Patricia Ohles-Simon, So l’ ploume dès sintimints, poèmes. Clément Muller, Lu bwas èmacralé, conte en vers. Rwayâl Club Walon, Scriyadjes d’ir èt d’û. Illustrations de Denise Mossoux et Marceline Schmidt. Malmedy, rcw.be. Place du Châtelet, 11, 4960 Malmedy. 14,31  €, compte BE 25792528963482.

Ce volume constitue le n°1 d’une nouvelle collection, Scrièdjes d’îr et d’û, Ecrits d’hier et d’aujourd’hui, deont le principe est de mettre en valeur à la fois un texte contemporain et un texte plus ancien. Il remplace cette année le volume annuel du Vî sprawe.

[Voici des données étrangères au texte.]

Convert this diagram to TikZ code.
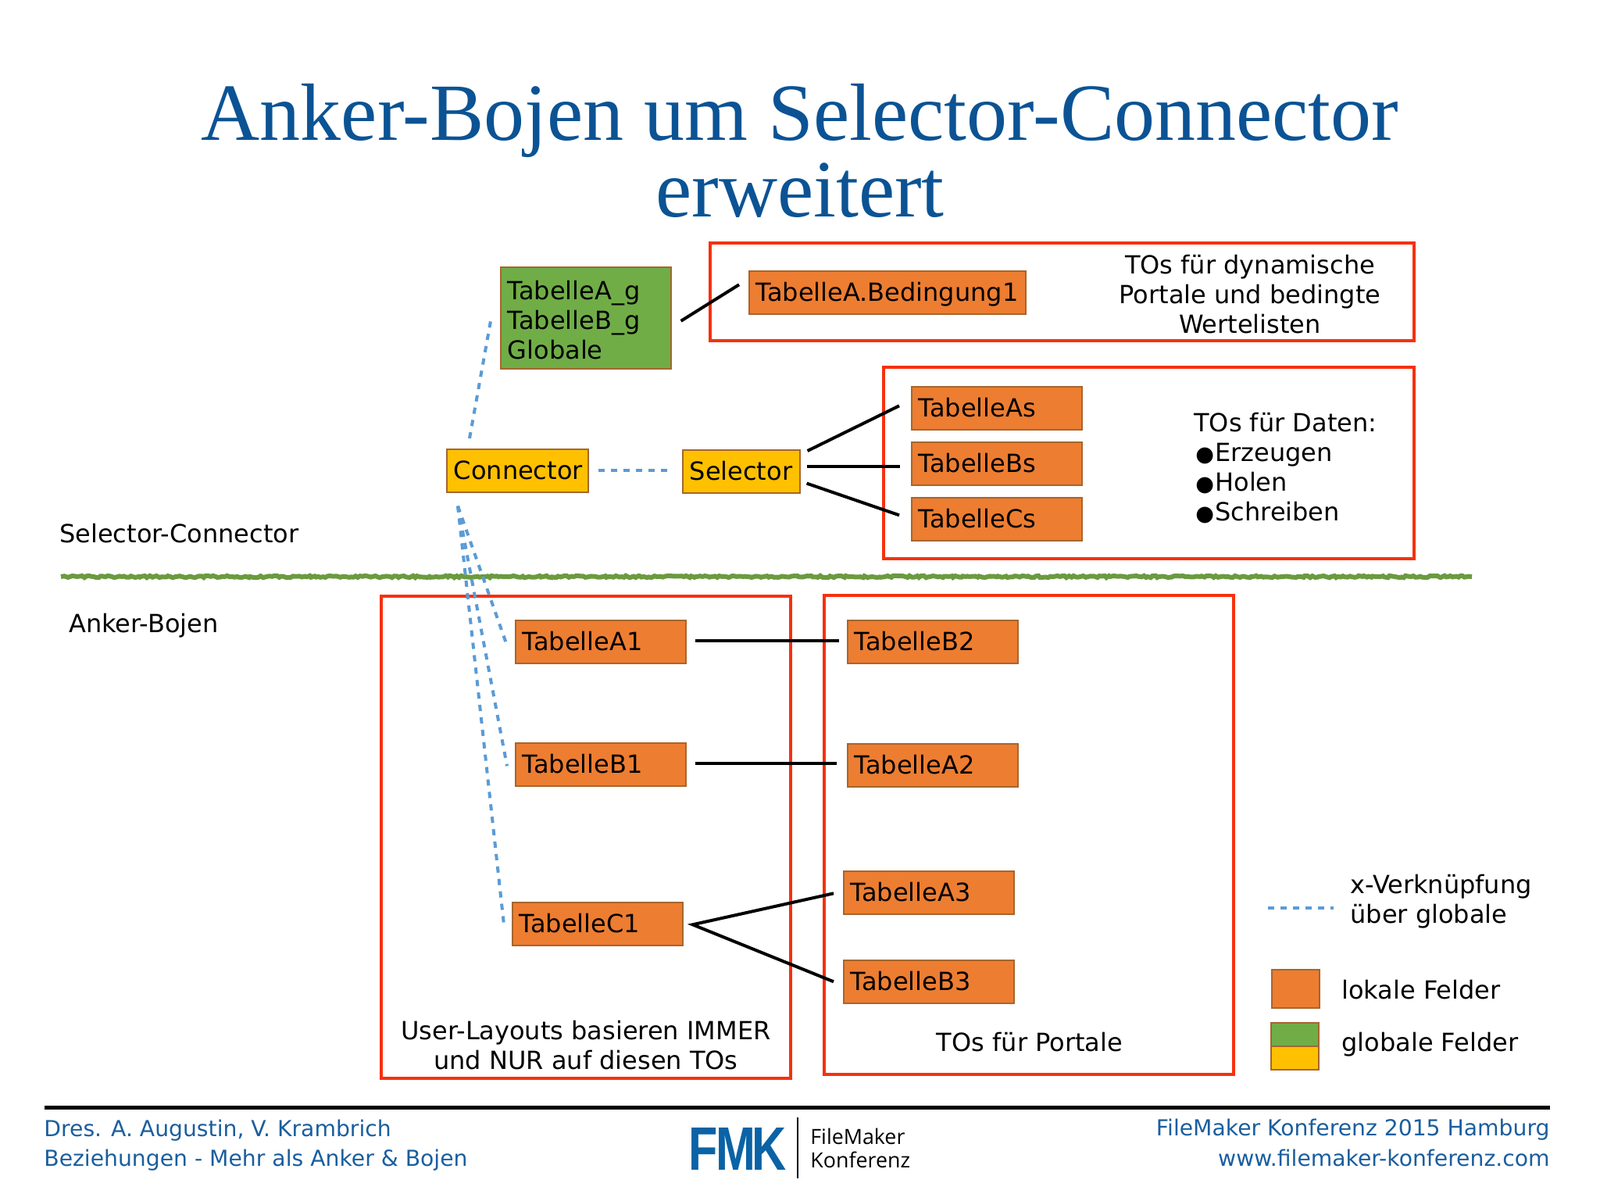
\documentclass[tikz,border=0pt]{standalone}
\usepackage{fontspec}
\usepackage{graphicx}
\setmainfont{DejaVu Sans}
\newfontfamily\titlefont{Liberation Serif}
\newfontfamily\footfont{DejaVu Sans}
\newfontfamily\logofont{Liberation Sans}
\newfontfamily\logotext{Open Sans}
\usetikzlibrary{calc,decorations.pathmorphing}
\definecolor{boxorange}{HTML}{ED7D31}
\definecolor{boxgreen}{HTML}{70AD47}
\definecolor{boxyellow}{HTML}{FFC000}
\definecolor{boxedge}{HTML}{A5662E}
\definecolor{dashblue}{HTML}{5B9BD5}
\definecolor{framered}{HTML}{F5310F}
\definecolor{titleblue}{HTML}{0B5394}
\definecolor{footblue}{HTML}{1A5E9E}
\definecolor{logoblue}{HTML}{0A63A5}
\definecolor{grassgreen}{HTML}{6B9A3F}
\newcommand{\blt}{\kern1pt\scalebox{.85}{●}\kern.6pt}
\tikzset{
  body/.style={font=\fontsize{16}{19}\selectfont,inner sep=0pt,text=black},
  lefttext/.style={body,anchor=west,align=left,text height=12.5pt,text depth=1.5pt},
  midtext/.style={body,align=center},
  fieldbox/.style={body,draw=boxedge,line width=.8pt,anchor=north west,align=left,inner xsep=4.5pt,inner ysep=0pt,text height=12.5pt,text depth=1.5pt},
  tbl/.style={fieldbox,fill=boxorange,minimum width=109pt,minimum height=27.5pt,text width=100pt},
  frame/.style={draw=framered,line width=2pt},
  rel/.style={draw=black,line width=2pt},
  xlink/.style={draw=dashblue,line width=2pt,dash pattern=on 4pt off 4pt},
  foot/.style={font=\fontsize{14.12}{14.12}\selectfont\footfont,text=footblue,inner sep=0pt,text height=10.5pt,text depth=3pt},
  swatch/.style={draw=boxedge,line width=.8pt},
}
\begin{document}
\begin{tikzpicture}[x=.5pt,y=-.5pt]
\useasboundingbox (0,0) rectangle (2048,1536);
% title
\node[font=\fontsize{52}{52}\selectfont\titlefont,text=titleblue,inner sep=0pt,anchor=base] (t1) at (1024,179) {Anker-Bojen um Selector-Connector};
\node[font=\fontsize{52}{52}\selectfont\titlefont,text=titleblue,inner sep=0pt,anchor=base] (t2) at (1024,277) {erweitert};
% red frames
\draw[frame] (909,311) rectangle (1810,436);
\draw[frame] (1131,470) rectangle (1810,715);
\draw[frame] (488,763) rectangle (1012,1380);
\draw[frame] (1055,762) rectangle (1579,1375);
% grass
\draw[grassgreen,line width=3pt,decorate,decoration={random steps,segment length=1.5pt,amplitude=.6pt}] (78,738) -- (1884,738);
% boxes
\node[fieldbox,fill=boxgreen,minimum width=109pt,minimum height=65pt,text width=100pt,text height=,text depth=] (glob) at (640,341) {\rule{0pt}{14.5pt}TabelleA\_g\\TabelleB\_g\\Globale};
\node[tbl,minimum width=177pt,text width=168pt] (bed) at (958,346) {TabelleA.Bedingung1};
\node[fieldbox,fill=boxyellow,minimum width=90.5pt,minimum height=27.5pt,text width=81.5pt] (conn) at (571,574) {Connector};
\node[fieldbox,fill=boxyellow,minimum width=75pt,minimum height=27.5pt,text width=66pt] (sel) at (873,575) {Selector};
\node[tbl] (as) at (1166,494) {TabelleAs};
\node[tbl] (bs) at (1166,565) {TabelleBs};
\node[tbl] (cs) at (1166,636) {TabelleCs};
\node[tbl] (a1) at (659,793) {TabelleA1};
\node[tbl] (b1) at (659,950) {TabelleB1};
\node[tbl] (c1) at (655,1154) {TabelleC1};
\node[tbl] (b2) at (1084,793) {TabelleB2};
\node[tbl] (a2) at (1084,951) {TabelleA2};
\node[tbl] (a3) at (1079,1114) {TabelleA3};
\node[tbl] (b3) at (1079,1228) {TabelleB3};
% solid relations
\draw[rel] ($(glob.east)+(12,4)$) -- ($(bed.west)+(-12,-10)$);
\draw[rel] ($(sel.north east)+(9,2)$) -- ($(as.west)+(-15,-3)$);
\coordinate (bsend) at ($(bs.west)+(-14,4)$);
\coordinate (selmid) at (sel.east |- bsend);
\draw[rel] ($(selmid)+(8,0)$) -- (bsend);
\draw[rel] ($(sel.south east)+(8,-13)$) -- ($(cs.west)+(-15,-5)$);
\draw[rel] ($(a1.east)+(11,-1)$) -- ($(b2.west)+(-10,-1)$);
\draw[rel] ($(b1.east)+(11,-1)$) -- ($(a2.west)+(-13,-2)$);
\draw[rel] ($(a3.west)+(-12,1)$) -- ($(c1.east)+(12,1)$) -- ($(b3.west)+(-12,0)$);
% dotted cross links
\draw[xlink] ($(conn.north west)+(30,-13)$) -- ($(glob.west)+(-12,4)$);
\draw[xlink] ($(conn.east)+(12,0)$) -- ($(sel.west)+(-18,-1)$);
\coordinate (hub) at ($(conn.south west)+(15,17)$);
\draw[xlink] (hub) -- ($(a1.west)+(-11,2)$);
\draw[xlink] (hub) -- ($(b1.west)+(-10,2)$);
\draw[xlink] (hub) -- ($(c1.west)+(-10,1)$);
% free text
\node[midtext] (txd) at (1600,377) {TOs für dynamische\\Portale und bedingte\\Wertelisten};
\node[lefttext,anchor=north west,text height=,text depth=] (txs) at (1528,528) {TOs für Daten:\\\blt Erzeugen\\\blt Holen\\\blt Schreiben};
\node[lefttext] (lsc) at (76,683) {Selector-Connector};
\node[lefttext] (lab) at (88,798) {Anker-Bojen};
\node[midtext] (lul) at (750,1338) {User-Layouts basieren IMMER\\und NUR auf diesen TOs};
\node[midtext] (ltp) at (1318,1334) {TOs für Portale};
% legend
\coordinate (ls) at (1623,1162);
\coordinate (le) at (1707,1162);
\draw[xlink] (ls) -- (le);
\node[lefttext,anchor=north west,text height=,text depth=] (lx) at (1728,1119) {x-Verknüpfung\\über globale};
\node[swatch,fill=boxorange,minimum width=30.5pt,minimum height=24.5pt,inner sep=0pt,anchor=north west] (so) at (1627,1240) {};
\node[swatch,fill=boxgreen,minimum width=30.5pt,minimum height=15pt,inner sep=0pt,anchor=north west] (sg) at (1626,1308) {};
\node[swatch,fill=boxyellow,minimum width=30.5pt,minimum height=15pt,inner sep=0pt,anchor=north west] (sy) at (1626,1338) {};
\node[lefttext] (llf) at (1717,1267) {lokale Felder};
\node[lefttext] (lgf) at (1717,1334) {globale Felder};
% footer
\coordinate (fl) at (57,1417);
\coordinate (fr) at (1984,1417);
\draw[black,line width=2.5pt] (fl) -- (fr);
\node[foot,anchor=west] (f1) at (56,1447) {Dres. A. Augustin, V. Krambrich};
\node[foot,anchor=west] (f2) at (56,1485) {Beziehungen - Mehr als Anker \& Bojen};
\node[foot,anchor=east] (f3) at (1984,1446) {FileMaker Konferenz 2015 Hamburg};
\node[foot,anchor=east] (f4) at (1984,1485) {www.filemaker-konferenz.com};
\node[inner sep=0pt,anchor=north west,text=logoblue] (logo) at (881,1443) {\resizebox{62.5pt}{27pt}{\logofont\bfseries F\kern-.04em M\kern-.08em K}};
\coordinate (lt) at (1021,1430);
\coordinate (lb) at (1021,1508);
\draw[black,line width=.7pt] (lt) -- (lb);
\node[font=\fontsize{13.4}{13.4}\selectfont\logotext,inner sep=0pt,anchor=west,text=black,text height=10pt,text depth=2pt] (lg1) at (1037,1456) {FileMaker};
\node[font=\fontsize{13.4}{13.4}\selectfont\logotext,inner sep=0pt,anchor=west,text=black,text height=10pt,text depth=2pt] (lg2) at (1037,1486) {Konferenz};
\end{tikzpicture}
\end{document}
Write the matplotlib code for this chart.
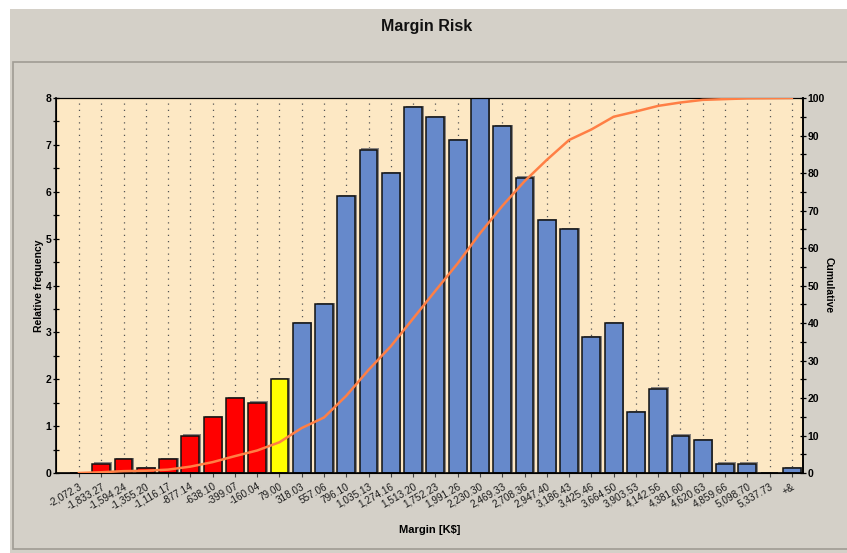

Les poèmes de Patricia Ohles-Simon sont d’une grande légèreté de touche, ils abordent sans avoir l’air d’y toucher des sujets très profonds. Des évocations brèves, légères, axées le plus souvent sur la fuite du temps, une grande sensibilité à la nature, le regret surtout de l’enfance perdue. Non pas l’habituel passéisme qui retombe éternellement dans les mêmes vieilles déplorations, mais des évocations de l’enfance d’une grande fraîcheur, qui nous la font respirer soudain, comme si une porte mystérieuse, devant nous, s’était ouverte. Ecoutons la plutôt:

Roûvyî: Roûvyyî lu ci k’on-z-èst, wice k’on va, d’wice k’on vint/Roûvyî l’ djoûr d’âdjoûrdu, èt méme roûvyî dumin,/Dwarmi d’on doûs somèy, long èt lîbèrateûr,/Ki candj’reût è sugondes lès djoûrnés èt lès-eûres…//Totes cès-eûres, là k’l’anôye/Prind l’ pus bèle pârt do l’ vôye;/Roûvyî tot do passé, roûvyî tot do prézint,/Tchèssî du nos-esprits lès dotes èt lès toûrmints;/Roûvyî èt co roûvyî, èt rutrover doûç’mint/Cisse bèle paye dol èsprit, ku seûls ont lès gamins.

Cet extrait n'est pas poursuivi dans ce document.